Redemption Fees.  The Funds are intended for long-term investors.  Short-term “market-timers” that engage in frequent purchases and redemptions can disrupt the Funds’ investment program and create additional transaction costs that are borne by all shareholders.  For these reasons, the Funds will assess a 2.00% fee on the redemption of Fund shares held for 90 days or less.  The Funds deduct the redemption fee from your proceeds and retain it for the benefit of long-term shareholders.  The “first in, first out” (“FIFO”) method is used to determine the holding period; this means that if you purchase shares on different days, the shares you held longest will be redeemed first for purposes of determining whether the redemption fee applies.  This fee does not apply to Fund shares acquired through the reinvestment of dividends or shares redeemed through the SWP.  The Funds will also waive their redemption fee on sales of Fund shares made in connection with non-discretionary portfolio rebalancing associated with certain asset-allocation programs managed by fee-based investment advisers, certain wrap accounts and certain retirement plans.  In addition, the Funds retain the right to waive the redemption fee in circumstances it deems reasonable.  The Funds reserve the right to change the terms and amount of this fee upon at least 60 days’ notice to shareholders.

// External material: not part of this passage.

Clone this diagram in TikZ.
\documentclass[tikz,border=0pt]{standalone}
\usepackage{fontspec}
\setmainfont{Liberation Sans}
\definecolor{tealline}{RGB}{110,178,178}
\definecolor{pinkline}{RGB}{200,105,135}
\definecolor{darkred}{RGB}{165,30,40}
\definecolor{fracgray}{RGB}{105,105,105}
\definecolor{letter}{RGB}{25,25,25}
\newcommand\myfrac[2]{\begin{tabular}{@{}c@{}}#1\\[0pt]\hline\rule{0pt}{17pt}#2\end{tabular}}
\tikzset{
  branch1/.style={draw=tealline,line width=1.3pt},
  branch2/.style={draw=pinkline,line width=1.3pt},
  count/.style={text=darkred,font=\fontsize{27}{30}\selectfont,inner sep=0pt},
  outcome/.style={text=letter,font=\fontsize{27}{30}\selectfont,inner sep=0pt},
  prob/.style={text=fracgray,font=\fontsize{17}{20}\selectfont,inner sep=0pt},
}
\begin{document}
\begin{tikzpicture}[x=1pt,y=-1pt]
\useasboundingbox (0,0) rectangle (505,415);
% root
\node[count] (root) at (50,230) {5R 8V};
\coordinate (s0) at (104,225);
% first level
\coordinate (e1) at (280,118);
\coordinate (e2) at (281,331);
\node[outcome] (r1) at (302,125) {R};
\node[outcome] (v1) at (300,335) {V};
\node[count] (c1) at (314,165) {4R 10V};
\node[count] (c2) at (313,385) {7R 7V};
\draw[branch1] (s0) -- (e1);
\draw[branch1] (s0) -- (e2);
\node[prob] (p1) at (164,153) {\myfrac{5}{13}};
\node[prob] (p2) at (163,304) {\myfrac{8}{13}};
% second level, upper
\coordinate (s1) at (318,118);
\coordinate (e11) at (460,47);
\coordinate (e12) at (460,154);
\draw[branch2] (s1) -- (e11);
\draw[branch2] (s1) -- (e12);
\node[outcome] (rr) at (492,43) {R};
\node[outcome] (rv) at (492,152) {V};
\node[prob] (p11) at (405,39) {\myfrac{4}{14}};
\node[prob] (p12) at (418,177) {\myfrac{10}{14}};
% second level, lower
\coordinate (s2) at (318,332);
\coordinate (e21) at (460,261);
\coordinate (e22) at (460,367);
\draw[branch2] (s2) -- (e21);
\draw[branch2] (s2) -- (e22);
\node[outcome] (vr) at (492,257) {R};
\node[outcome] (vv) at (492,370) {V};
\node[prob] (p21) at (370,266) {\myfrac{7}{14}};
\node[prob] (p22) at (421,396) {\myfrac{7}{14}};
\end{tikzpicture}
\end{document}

This fee does not apply to:
(1)    
shares purchased through reinvested dividends or capital gains;
(2)    
Fund redemptions under the Fund’s SWP;
(3)    
the redemption of shares previously purchased under an AIP;
(4)    
the involuntary redemption of low balance accounts;
(5)    
sales of Fund shares made in connection with non-discretionary portfolio rebalancing associated with certain asset-allocation programs managed by fee-based investment advisers, certain wrap accounts and certain retirement plans;
(6)    
minimum required distributions from retirement accounts;
(7)    
premature distributions from retirement accounts due to the disability or health of the shareholder;
(8)    
redemptions resulting in the settlement of an estate due to the death of the shareholder;
(9)    
conversion of shares from one share class to another in the same Fund;
(10)    
taking out a distribution or loan from a defined contribution plan;
(11)    
to effect, through a redemption and subsequent purchase, an account registration change within the same Fund; or
(12)    
redemptions in connection with charitable investment pool accounts.

Exchanging Shares

You may exchange all or a portion of your investment from one Trillium Fund to any other Trillium Fund (including the Portfolio 21 Global Equity Fund). Telephone requests to exchange shares can be made for a $5.00 exchange fee. Any new account established through an exchange will be subject to the minimum investment requirements described above.  The Transfer Agent will execute exchanges based on the relative NAV of the shares exchanged.  Your exchange is a sale of shares for federal income tax purposes, on which you may realize a taxable gain or loss.  Since an exchange is a sale of shares, redemption fees may apply.  Call the Funds (toll-free) at 866.209.1962 to learn more about exchanges. Before exchanging into the Portfolio 21 Global Equity Fund, you should read its prospectus.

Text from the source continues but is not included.